Precisamos falar sobre as modulações (e seus critérios)
7 de outubro de 2024, 17h13
Um tema que tem intrigado os expectadores das decisões vinculantes dos tribunais superiores em matéria tributária, e guiado o comportamento de muitos contribuintes, é a modulação de efeitos de decisões, concretizada em julgamentos de processos representativos de controvérsias (repercussões gerais e ações constitucionais no STF; recursos repetitivos no STJ).
Embora a modulação estivesse presente no sistema judicial brasileiro desde o século passado, ela ficava restrita às ações julgadas pelo STF em controle concentrado de constitucionalidade, o que reduzia a sua adoção e o debate sobre os seus critérios.
A modulação, no contexto das ações de controle concentrado, pode ser concretizada em benefício da segurança jurídica ou de excepcional interesse social: o STF pode restringir os efeitos da declaração de inconstitucionalidade de lei ou ato normativo e decidir que ela tenha eficácia somente a partir do trânsito em julgado ou de outro momento que venha a ser fixado pela corte.
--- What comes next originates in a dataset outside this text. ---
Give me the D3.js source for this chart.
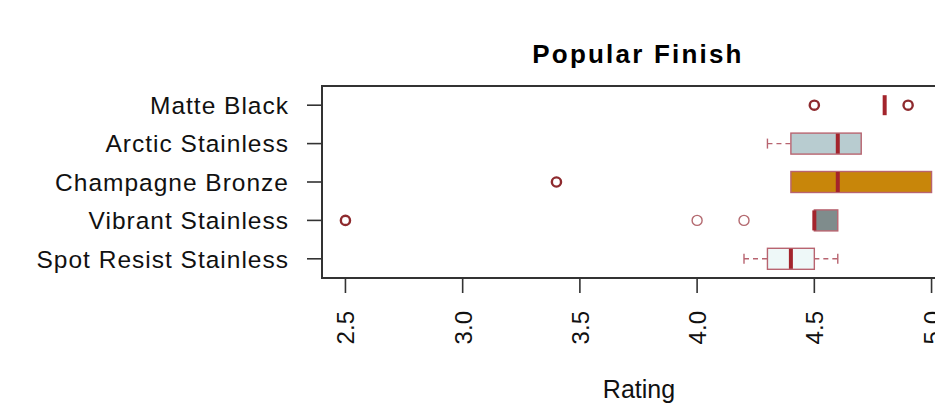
<!DOCTYPE html>
<html>
<head>
<meta charset="utf-8">
<script src="https://cdn.jsdelivr.net/npm/d3@7"></script>
<style>
  html, body { margin: 0; padding: 0; background: #fff; }
  svg { display: block; font-family: "Liberation Sans", Arial, sans-serif; }
</style>
</head>
<body>
<svg id="chart" width="935" height="404"></svg>
<script>
// Rating distribution per finish (bottom to top order of the plot)
const categories = ["Spot Resist Stainless", "Vibrant Stainless", "Champagne Bronze", "Arctic Stainless", "Matte Black"];
const whiskerLow  = [4.2, 4.5, 4.4, 4.3, 4.8];
const q1          = [4.3, 4.5, 4.4, 4.4, 4.8];
const median      = [4.4, 4.5, 4.6, 4.6, 4.8];
const q3          = [4.5, 4.6, 5.0, 4.7, 4.8];
const whiskerHigh = [4.6, 4.6, 5.0, 4.7, 4.8];
const outliers    = [[], [2.5, 4.0, 4.2], [3.4], [], [4.5, 4.9]];
const fills       = ["#eef8f8", "#7f8c8c", "#c8860a", "#b8ccd0", "#ffffff"];
const xTicks      = [2.5, 3.0, 3.5, 4.0, 4.5, 5.0];

const svg = d3.select("#chart");
const plotL = 322, plotR = 955, plotT = 86, plotB = 278;

const x = d3.scaleLinear().domain([2.4, 5.1]).range([plotL, plotR]);
const y = d3.scaleLinear().domain([0.5, 5.5]).range([plotB, plotT]);
const boxH = 21;

// title
svg.append("text")
  .attr("x", 638).attr("y", 63)
  .attr("text-anchor", "middle")
  .attr("font-size", 26).attr("font-weight", "bold")
  .attr("letter-spacing", 2.2)
  .text("Popular Finish");

// boxes
const g = svg.append("g");
categories.forEach((c, i) => {
  const cy = y(i + 1);
  const border = "#b86470";
  // whiskers (dashed)
  if (whiskerLow[i] < q1[i]) {
    g.append("line").attr("x1", x(whiskerLow[i])).attr("x2", x(q1[i]))
      .attr("y1", cy).attr("y2", cy).attr("stroke", border).attr("stroke-width", 1.4)
      .attr("stroke-dasharray", "5,4");
    g.append("line").attr("x1", x(whiskerLow[i])).attr("x2", x(whiskerLow[i]))
      .attr("y1", cy - 5).attr("y2", cy + 5).attr("stroke", border).attr("stroke-width", 1.4);
  }
  if (whiskerHigh[i] > q3[i]) {
    g.append("line").attr("x1", x(q3[i])).attr("x2", x(whiskerHigh[i]))
      .attr("y1", cy).attr("y2", cy).attr("stroke", border).attr("stroke-width", 1.4)
      .attr("stroke-dasharray", "5,4");
    g.append("line").attr("x1", x(whiskerHigh[i])).attr("x2", x(whiskerHigh[i]))
      .attr("y1", cy - 5).attr("y2", cy + 5).attr("stroke", border).attr("stroke-width", 1.4);
  }
  // box
  if (q3[i] > q1[i]) {
    g.append("rect")
      .attr("x", x(q1[i])).attr("y", cy - boxH / 2)
      .attr("width", x(q3[i]) - x(q1[i])).attr("height", boxH)
      .attr("fill", fills[i]).attr("stroke", border).attr("stroke-width", 1.4);
  }
  // median
  g.append("line")
    .attr("x1", x(median[i])).attr("x2", x(median[i]))
    .attr("y1", cy - boxH / 2 + 0.5).attr("y2", cy + boxH / 2 - 0.5)
    .attr("stroke", "#a3242c").attr("stroke-width", 4);
  // outliers
  outliers[i].forEach(v => {
    const strong = !(i === 1 && v > 3);
    g.append("circle")
      .attr("cx", x(v)).attr("cy", cy).attr("r", strong ? 4.6 : 5)
      .attr("fill", "none")
      .attr("stroke", strong ? "#8e2a2e" : "#b46a70")
      .attr("stroke-width", strong ? 2.4 : 1.4);
  });
});

// frame
svg.append("rect")
  .attr("x", plotL).attr("y", plotT)
  .attr("width", plotR - plotL).attr("height", plotB - plotT)
  .attr("fill", "none").attr("stroke", "#333").attr("stroke-width", 2);

// y axis
const yAxis = svg.append("g");
categories.forEach((c, i) => {
  const cy = y(i + 1);
  yAxis.append("line").attr("x1", plotL - 15).attr("x2", plotL)
    .attr("y1", cy).attr("y2", cy).attr("stroke", "#333").attr("stroke-width", 1.6);
  yAxis.append("text")
    .attr("x", 289).attr("y", cy)
    .attr("dy", "0.36em")
    .attr("text-anchor", "end")
    .attr("font-size", 24.5).attr("fill", "#111")
    .attr("letter-spacing", 1)
    .text(c);
});

// x axis
const xAxis = svg.append("g");
xTicks.forEach(t => {
  xAxis.append("line").attr("x1", x(t)).attr("x2", x(t))
    .attr("y1", plotB).attr("y2", plotB + 15)
    .attr("stroke", "#333").attr("stroke-width", 1.6);
  xAxis.append("text")
    .attr("transform", `translate(${x(t) + 9},${plotB + 33}) rotate(-90)`)
    .attr("text-anchor", "end")
    .attr("font-size", 24).attr("fill", "#111")
    .text(t.toFixed(1));
});

svg.append("text")
  .attr("x", 639).attr("y", 398)
  .attr("text-anchor", "middle")
  .attr("font-size", 25).attr("fill", "#111")
  .text("Rating");
</script>
</body>
</html>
Esse é o desenho normativo da modulação dos efeitos das decisões nas ações constitucionais.
Com o novo Código de Processo Civil de 2015, a modulação foi ampliada para as hipóteses de alteração de jurisprudência firme dos tribunais superiores ou de precedente vinculante em casos repetitivos.
Especialmente nos casos tributários, a modulação vem sendo amplamente utilizada pelos tribunais superiores, com diferentes parâmetros que impossibilitam que os contribuintes — e o próprio Estado — tenham previsibilidade dos critérios autorizadores da modulação, assim como dos marcos temporais utilizados.
Há dois aspectos que circundam o debate sobre as modulações que entendemos crucial avaliar. Um dos aspectos reside em verificar quais as circunstâncias que autorizam o julgador a modular os efeitos das decisões judiciais que, por particularidades processuais, reverberam para além das partes envolvidas no processo julgado. E, por certo, verificar se tais critérios estão presentes nos casos em que os tribunais superiores modularam os efeitos das decisões judiciais.
Não menos relevante, é necessário verificar também os recortes temporais que vêm sendo adotados para a modulação quando esta é aplicável, pois tais recortes, ao final, decretarão quem poderá recuperar tributos indevidamente pagos, ou escapar da cobrança de tributos indevidos.
Esse primeiro estudo sobre o tema se debruçará na análise dos critérios temporais que vêm sendo utilizados em decisões de modulação — e, num segundo momento, enfrentaremos o debate sobre os critérios autorizadores da própria modulação.
Recortes temporais adotados
A modulação, quando há julgamento pela inviabilidade da exigência fiscal, vem sendo utilizada para fazer um recorte temporal para efeito da decretação de irregularidade tributária, trazendo dois marcos. O primeiro deles é a partir de qual momento a exigência será afastada em caráter geral, ou seja, para todos os contribuintes.
Os critérios considerados para tal marco temporal variam substancialmente: há situações, por exemplo, em que o recorte adotado pelo STF foi a alteração do plano plurianual orçamentário (STF, RE 714.139/SC, que discutia a limitação das alíquotas do ICMS para operações de bens e serviços essenciais).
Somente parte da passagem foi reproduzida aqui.